* DATASET EXCERPT *
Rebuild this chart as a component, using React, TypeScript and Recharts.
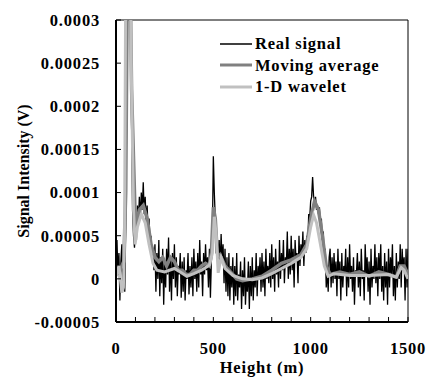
import React from 'react';
import { LineChart, Line, XAxis, YAxis, ReferenceLine } from 'recharts';

// values in units of 1e-5 V
const UNIT = 1e-5;
const REAL_STEP_M = 5;
const REAL_SIGNAL = [
  1.0, 4.5, 0.5, 3.0, -2.5, 2.0, 4.0, -1.0, 3.0, -1.5,
  6, 20, 45, 50, 40, 30, 18, 8, 5, 3.6,
  6, 4.5, 8.5, 6.5, 9.5, 7, 10, 8, 11.2, 7.5,
  9.5, 6.5, 8.5, 5.5, 7, 4, 5, 2.5, 3.5, 1,
  4, -1.5, 3, 0, 4.5, -2, 2.5, -0.5, 3.5, -3,
  2, -1, 3.5, 0.5, 4.8, -1.5, 2.5, -2.5, 3, 0,
  4, -1, 2.5, -2, 1.5, 0.5, 3, -2.2, 2, -1.5,
  2.5, -2.5, 1, 0, 3, -1.8, 1.5, -1, 2.5, -2,
  3.5, 0, 2, -1.5, 3, -1, 4.5, 0.5, 2, -2,
  3, 0.5, 4, 1, 2.5, -1, 3.5, -2.2, 2, 5,
  14.2, 10, 7, 3, 5, 2, 4.5, 1.5, 5.2, 2,
  4, -0.5, 3.5, -1.5, 2.5, -2, 3, -2.5, 1.5, -1,
  2.5, -3, 1.5, -2, 3, -2.5, 0.5, -1, 2, -3.5,
  1, -2, 2.5, -3, 0, -1.5, 2, -3.5, 1.5, -2,
  2.5, -2.5, 1, -1, 3, -2, 1.5, 0, 2.5, -1.5,
  3, -1, 2, -2, 3.5, 0, 1.5, -0.5, 3, -1,
  4, 0, 2.5, -1.5, 3.5, 0.5, 2, -1, 4.5, 0,
  3, 1, 4.5, -0.5, 2.5, 1.5, 5.5, 0, 3.5, 0.5,
  5, 1, 3.5, -1, 4.5, 2, 3, -0.5, 5, 1.5,
  4, 2.5, 5.5, 1.5, 4.5, 3, 5, 4, 7.5, 7,
  9, 9.5, 11.8, 9.5, 9, 9.5, 8, 8.5, 7.5, 8.3,
  6.5, 7, 4.5, 5.5, 2, 3.5, -1, 1, -1.5, 2.5,
  3.5, -1, 2.5, -0.5, 3, 0, 2, -2, 3.5, 0,
  2, -2.5, 3, -1, 1.5, 0.5, 3.5, -2, 2.5, -1,
  4, 0, 1.5, -1.5, 2.5, -3, 1, 0.5, 3, -1,
  2, -2, 3.5, 0, 1, -2.5, 4, 0.5, 2.5, -1.5,
  2, -3, 3.5, -1, 1.5, 0, 4, -0.5, 2.5, -2,
  3, 0, 4, -1.5, 1.5, -2.5, 3, -1, 2, -3,
  3.5, -1, 2.5, 0.5, 4, -2, 1.5, -2.5, 3, -1,
  2, 0, 4, -1, 3.5, 1, 2.5, -2.5, 3.5, -1,
  3.5,
];

const MA_HEIGHTS = [
  0, 20, 40, 50, 60, 70, 80, 100, 120, 140, 160, 180, 200, 220, 240, 260, 280, 300,
  320, 340, 360, 380, 400, 420, 440, 460, 480, 490, 500, 510, 520, 540, 560, 580,
  600, 620, 650, 700, 750, 800, 850, 900, 950, 980, 1000, 1020, 1040, 1060, 1080,
  1100, 1150, 1200, 1250, 1300, 1350, 1400, 1440, 1460, 1480, 1500,
];
const MA_VALUES = [
  0.5, 1, 2, 10, 40, 40, 22, 6, 8, 8.5, 7, 4, 2.5, 2, 2.5, 1.5, 2.5, 2,
  1, 1, 0.5, 0.5, 1, 1, 1.5, 1.8, 1.5, 3, 8.3, 7, 3, 2.5, 1.5, 1,
  0.5, 0, -0.2, 0, 0.3, 1, 1.8, 2.2, 2.8, 4, 7, 9, 8, 5, 1.5,
  0.5, 0.8, 0.5, 0.8, 0.3, 0.8, 0.5, 0.2, 1.5, 1.5, 0.5,
];

const WAV_HEIGHTS = [
  0, 15, 30, 38, 44, 50, 60, 70, 78, 90, 98, 110, 130, 150, 170, 190, 210, 250,
  300, 330, 364, 400, 440, 480, 495, 505, 515, 525, 540, 560, 600, 650, 700, 750,
  800, 850, 900, 950, 980, 1000, 1015, 1030, 1050, 1070, 1090, 1120, 1200, 1300,
  1400, 1440, 1465, 1480, 1500,
];
const WAV_VALUES = [
  0.3, 1.5, -1.6, -1, 5, 35, 60, 45, 25, 8, 4, 6, 7.5, 6.5, 4, 1.8, 1, 0.8,
  1.2, 0.8, 0.3, 0.6, 1.0, 1.6, 3, 7.2, 5, 0.7, 2.5, 1.2, 0.4, 0, -0.1, 0.1,
  0.6, 1.2, 1.8, 2.5, 3.5, 6, 7.4, 6.5, 4, 1.5, 0.3, 0.6, 0.4, 0.4,
  0.5, 0.2, 1.3, 1.0, 0.0,
];

const X_TICKS = [0, 100, 200, 300, 400, 500, 600, 700, 800, 900, 1000, 1100, 1200, 1300, 1400, 1500];
const X_LABELS = [0, 500, 1000, 1500];
const Y_TICKS = [-0.00005, 0, 0.00005, 0.0001, 0.00015, 0.0002, 0.00025, 0.0003];

const SERIES_NAMES = ['Real signal', 'Moving average', '1-D wavelet'];
const COLORS = ['#000000', '#808080', '#c0c0c0'];

const realData = REAL_SIGNAL.map((v, i) => ({ h: i * REAL_STEP_M, v: v * UNIT }));
const maData = MA_HEIGHTS.map((h, i) => ({ h, v: MA_VALUES[i] * UNIT }));
const wavData = WAV_HEIGHTS.map((h, i) => ({ h, v: WAV_VALUES[i] * UNIT }));

const FONT = '"Liberation Serif", "Times New Roman", serif';
const WIDE_TEXT = { fill: '#000', fontFamily: FONT, fontWeight: 'bold', fontSize: 16.5, letterSpacing: 0.8 };

const LegendBox = () => (
  <div
    style={{
      position: 'absolute',
      left: 220,
      top: 33,
      fontFamily: FONT,
      fontWeight: 'bold',
      fontSize: 16.5,
      letterSpacing: 0.8,
      lineHeight: '21.5px',
    }}
  >
    {SERIES_NAMES.map((name, i) => (
      <div key={name} style={{ display: 'flex', alignItems: 'center', whiteSpace: 'nowrap' }}>
        <svg width={34} height={8} style={{ marginRight: 1 }}>
          <line x1={0} y1={4} x2={32} y2={4} stroke={COLORS[i]} strokeWidth={i === 0 ? 1.5 : 3} />
        </svg>
        <span>{name}</span>
      </div>
    ))}
  </div>
);

export default function App() {
  return (
    <div style={{ position: 'absolute', left: 0, top: 0, width: 426, height: 378, background: '#fff' }}>
      <LineChart width={426} height={378} margin={{ top: 20, right: 18, left: 0, bottom: 0 }}>
        <XAxis
          dataKey="h"
          type="number"
          domain={[0, 1500]}
          allowDataOverflow
          ticks={X_TICKS}
          interval={0}
          tickFormatter={(v: number) => (X_LABELS.includes(v) ? String(v) : '')}
          tickSize={-5}
          tickMargin={25}
          height={56}
          axisLine={{ stroke: '#000', strokeWidth: 2 }}
          tickLine={{ stroke: '#000', strokeWidth: 1 }}
          tick={WIDE_TEXT}
          label={{ value: 'Height (m)', position: 'insideBottom', offset: 0, dy: -5, ...WIDE_TEXT }}
        />
        <YAxis
          type="number"
          domain={[-0.00005, 0.0003]}
          allowDataOverflow
          ticks={Y_TICKS}
          interval={0}
          tickFormatter={(v: number) => String(v)}
          width={116}
          tickSize={-5}
          tickMargin={21}
          axisLine={{ stroke: '#000', strokeWidth: 2 }}
          tickLine={{ stroke: '#000', strokeWidth: 1 }}
          tick={WIDE_TEXT}
          label={{ value: 'Signal Intensity (V)', angle: -90, position: 'insideLeft', offset: 23, style: { textAnchor: 'middle' }, fill: '#000', fontFamily: FONT, fontWeight: 'bold', fontSize: 16 }}
        />
        <ReferenceLine y={0.0003} stroke="#000" strokeWidth={1} ifOverflow="visible" />
        <ReferenceLine x={1500} stroke="#000" strokeWidth={1} ifOverflow="visible" />
        <Line data={realData} dataKey="v" name={SERIES_NAMES[0]} stroke={COLORS[0]} strokeWidth={1.3} dot={false} isAnimationActive={false} />
        <Line data={maData} dataKey="v" name={SERIES_NAMES[1]} stroke={COLORS[1]} strokeWidth={3.5} dot={false} isAnimationActive={false} />
        <Line data={wavData} dataKey="v" name={SERIES_NAMES[2]} stroke={COLORS[2]} strokeWidth={3} dot={false} isAnimationActive={false} />
      </LineChart>
      <LegendBox />
    </div>
  );
}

* AIM *
Please repeat exactly the data above from its first line to the line that contains "XAxis, YAxis, ReferenceLine", inclusive, and leave every picture out.

* SOLUTION TO THIS EXERCISE *
Rebuild this chart as a component, using React, TypeScript and Recharts.
import React from 'react';
import { LineChart, Line, XAxis, YAxis, ReferenceLine } from 'recharts';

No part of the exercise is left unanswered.